ERIK HILL / Anchorage Daily News
Na'dasia, 6, and her sister Dari'jae, 8, were taken by mistake from Muldoon Elementary School by the Office of Children's Services on Wednesday, November 17, 2010. They were returned to the school, and their mother, after 45 minutes.
For a time Wednesday, Kimberly Booth thought her two little girls had been kidnapped.
When she went to pick them up from school, Muldoon Elementary staff members told her a state children's services worker had taken them. But she called the state Office of Children's Services and got a chilling answer.
"They said, 'We don't have a case on your children. We don't know what the school is talking about. We don't have your kids,' " Booth said Thursday.
That's when her fears peaked and set her on a frantic course to find her children.
She went back to talk to school officials and was told the same story: a state worker had picked up her kids. She called OCS again. After 30 minutes on hold, she said, a supervisor came on the phone and told her the state had her kids and that the children's services worker had picked up the wrong children at the school.
"It's very upsetting," said Booth, in describing the experience on Thursday.
"We had a worker out sick, another worker covering, two families with similar names. The children were being picked up for a visitation with another parent. He simply got the names wrong," said Lawton.
"It doesn't change the terror factor. But the kids at least were calm," she said.
The state worker didn't figure out that he had the wrong kids until he got to the parental visitation site, Lawton said. Then he called Muldoon Elementary, told school staff of the mistake, and brought the girls back.

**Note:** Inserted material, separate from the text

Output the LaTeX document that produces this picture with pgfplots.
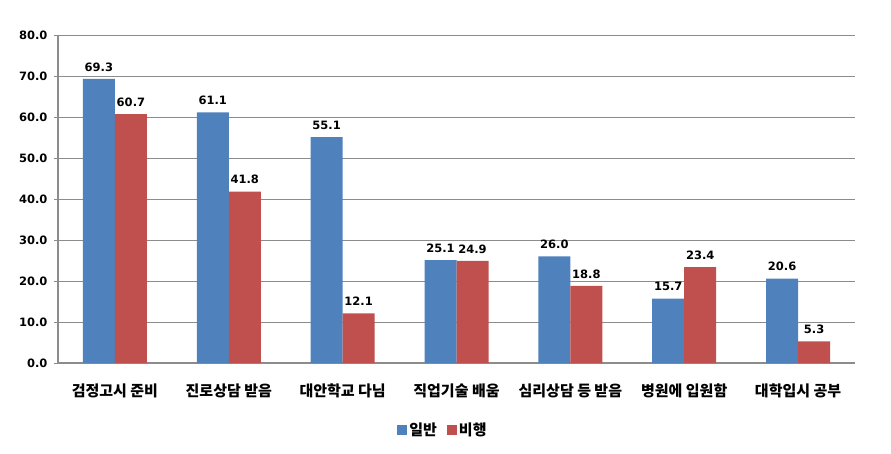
\documentclass[border=0pt]{standalone}
\usepackage{pgfplots}
\pgfplotsset{compat=1.18}
\usepackage{fontspec}
\setmainfont{DejaVu Sans}
\newfontfamily\kr{Noto Sans CJK KR}
\definecolor{ilban}{HTML}{4F81BD}
\definecolor{bihaeng}{HTML}{C0504D}
\definecolor{gridc}{HTML}{8C8C8C}

\begin{document}
\begin{tikzpicture}[x=1pt,y=1pt]
\useasboundingbox (0,0) rectangle (891,453);
\begin{axis}[
  at={(58pt,90pt)}, anchor=south west,
  scale only axis, width=797pt, height=328pt,
  ybar=0pt, bar width=32pt,
  xmin=-0.5, xmax=6.5, ymin=0, ymax=80,
  ytick={0,10,...,80},
  xtick={0,...,6},
  xticklabels={검정고시 준비, 진로상담 받음, 대안학교 다님, 직업기술 배움, 심리상담 등 받음, 병원에 입원함, 대학입시 공부},
  xticklabel style={font=\kr\bfseries\fontsize{15}{16}\selectfont, yshift=-13pt},
  major x tick style={draw=none},
  extra x ticks={-0.5,0.5,...,6.5},
  extra x tick labels={},
  extra x tick style={grid=none, tick align=outside, major tick length=5pt,
    tick style={draw=gridc, line width=1pt}},
  axis x line*=bottom, axis y line*=left,
  axis line style={draw=gridc, line width=1.2pt, -},
  ymajorgrids, grid style={gridc, line width=0.8pt},
  y tick style={draw=gridc, line width=1pt},
  tick align=outside, major tick length=4pt,
  /pgf/number format/assume math mode=true,
  /pgf/number format/.cd, fixed, fixed zerofill, precision=1, /pgfplots/.cd,
  yticklabel style={font=\bfseries\fontsize{11.5}{13}\selectfont, xshift=-3pt},
  nodes near coords,
  nodes near coords style={font=\bfseries\fontsize{11.5}{13}\selectfont,
    /pgf/number format/fixed, /pgf/number format/fixed zerofill,
    /pgf/number format/precision=1, yshift=4pt},
  legend style={at={(0.483,-0.205)}, anchor=center, draw=none,
    font=\kr\bfseries\fontsize{15}{16}\selectfont, legend columns=2,
    /tikz/every even column/.append style={column sep=8pt}},
  legend image code/.code={\fill[#1] (0pt,-5pt) rectangle (10pt,5pt);},
  clip=false,
]
\addplot[fill=ilban, draw=none] coordinates {
  (0,69.3) (1,61.1) (2,55.1) (3,25.1) (4,26.0) (5,15.7) (6,20.6)
};
\addplot[fill=bihaeng, draw=none] coordinates {
  (0,60.7) (1,41.8) (2,12.1) (3,24.9) (4,18.8) (5,23.4) (6,5.3)
};
\legend{일반, 비행}
\end{axis}
\end{tikzpicture}
\end{document}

The children were away from school for about 45 minutes, Lawton said. The worker apologized to Booth, and the regional manager called and apologized again, said Lawton.
She and Anchorage School District officials said they can't remember another case of OCS removing the wrong children from a school.
From the school standpoint, it was "all standard operating procedure," said Heidi Embley, district spokeswoman.
"An OCS person showed identification, gave the names of the kids they needed to the school and the school got the kids," said Embley. "Typically, OCS doesn't share information about the case."
The girls, Na'dasia, 6, and Dari'jae, 8, didn't know what to do when a stranger picked them up, Booth said.
"The school's authorized them to take them, so nobody's there to help them," she said.
"They were scared. They told me they didn't cry. ... All they could do was just go."
Booth, a customer service agent at a GCI call center, and a single mom, isn't sure what to do about the mixup. Co-workers told her she should be "banging somebody's head in," she said. "I'm pregnant. I work hourly. I'm going to file a police report."